CASE NO.: A 128/2009



2009 April 29

Practice - Applications and motions – Urgent application – Court affirming principle that application, urgent or otherwise, not appropriate where there are bona fide, substantial and material disputes of facts.

Practice - Applications and motions – Application proceedings where action proceedings have already been instituted to deal with the same disputes of facts – Court finding that application cannot be allowed where grant of order would have the effect of setting aside default judgment in the absence of rescission application – Court dismissing application with costs.

Held, On the facts, it is not a proper case in which to send parties to trial where default judgment granted in action proceedings subsists and is valid.


CASE NO.: A 128/09


In the matter between:






Heard on: 2009 April 16, 20, 21

Delivered on: 2009 April 29


PARKER, J.: [1] In this matter, application is made by the applicant on urgent basis in which he has prayed for relief in the following terms:

    1. Ordering the Respondents to fully restore possession and occupation of the farm Ekango Litoka, at Omangeti to the Applicant, and returning his livestock to the farm and other goods taken out of the farm on 03 April 2009 by the Respondents;

    1. Interdicting and restraining the first and second Respondents from interfering with the Applicant’s peaceful occupation of and farming at the farm Ekango Litoka;

    1. Pending the finalization of this application no steps shall be taken to deny the applicant, his family and his livestock peaceful occupation of the farm Ekango Litoka;

3. That orders sought and granted under paragraphs 2.1; 2.2 and 2.3 serve as interim relief with immediate effect;

4. Costs of suit to be paid by any of the Respondents opposing this application;

5. Grants further and/or alternative relief.

6. ……

[2] The applicant, represented by Mr Namandje, filed the Notice of Motion on 14 April 2009, and gave notice that the application would be made at 09H00 on 16 April 2009 (or “as soon thereafter”). The Notice of Motion was served on the first respondent’s legal practitioners at 14H27 on 14 April 2009. The applicant’s legal practitioners are aware that the first respondent resides in one of the northern regions of the country. The upshot of this is that the applicant gave the first respondent less than 24 hours during which the first respondent would give instructions telephonically to his legal practitioners who are based in Windhoek for the legal practitioners to prepare opposing affidavit and any confirmatory affidavit thereto, get those affidavits settled by the deponents, file the papers in the Court and serve them on the applicant’s legal practitioners - all before 09H00 on 16 April 2009. In my opinion, to expect the first respondent to do all that in less than 24 hours is, on the facts of the case as will become apparent shortly, to deny the first respondent his constitutional right to fair trial guaranteed to him by the Namibian Constitution (See Hewat Beukes t/a M C Bouers and Others v Lüderitz Town Council and Others Case No.: A 388/2009 (Unreported).)
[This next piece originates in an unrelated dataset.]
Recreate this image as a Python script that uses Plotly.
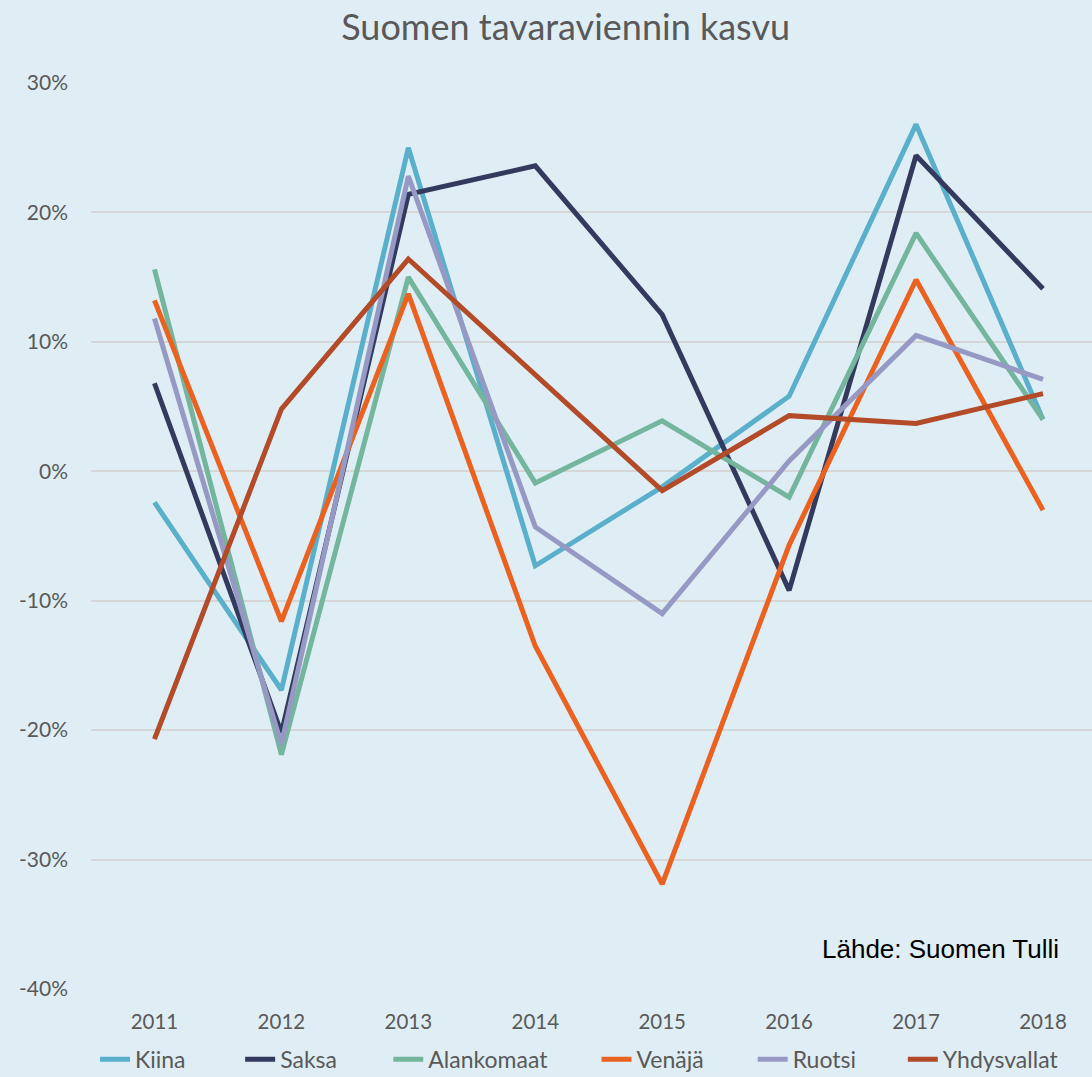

[3] For the aforegoing reasons, Ms Angula, counsel for the first respondent, applied for a postponement of the hearing of the application in order to afford the first respondent the opportunity to file opposing papers. I granted Ms Angula’s application; and I think the applicant ought to be mulcted in costs for the postponement, because the postponement was brought about by the applicant’s unacceptable conduct described above.

[4] I pass to consider the main issues. On the facts of the case, should the Court grant the relief sought in para (1) of the Notice of Motion and hear the application on urgent basis? Ms Angula argued on a preliminary point that the grounds for urgency relied on by the applicant have been contrived by the applicant and the urgency is self-created. Besides, this preliminary point, Ms Angula pressed on the Court to dismiss the application because there are disputes of facts which cannot be resolved on the papers in application proceedings. Mr Namandje argues contrariwise: he says as follows: the applicant is not seeking a final order but a rule nisi; and on the return date, the Court can revisit the order and discharge it. With respect, I cannot accept that argument. If there are, indeed, disputes of facts, which cannot be resolved on the papers, it matters not whether the Court attempts to resolve them at the rule nisi stage or at the return date stage.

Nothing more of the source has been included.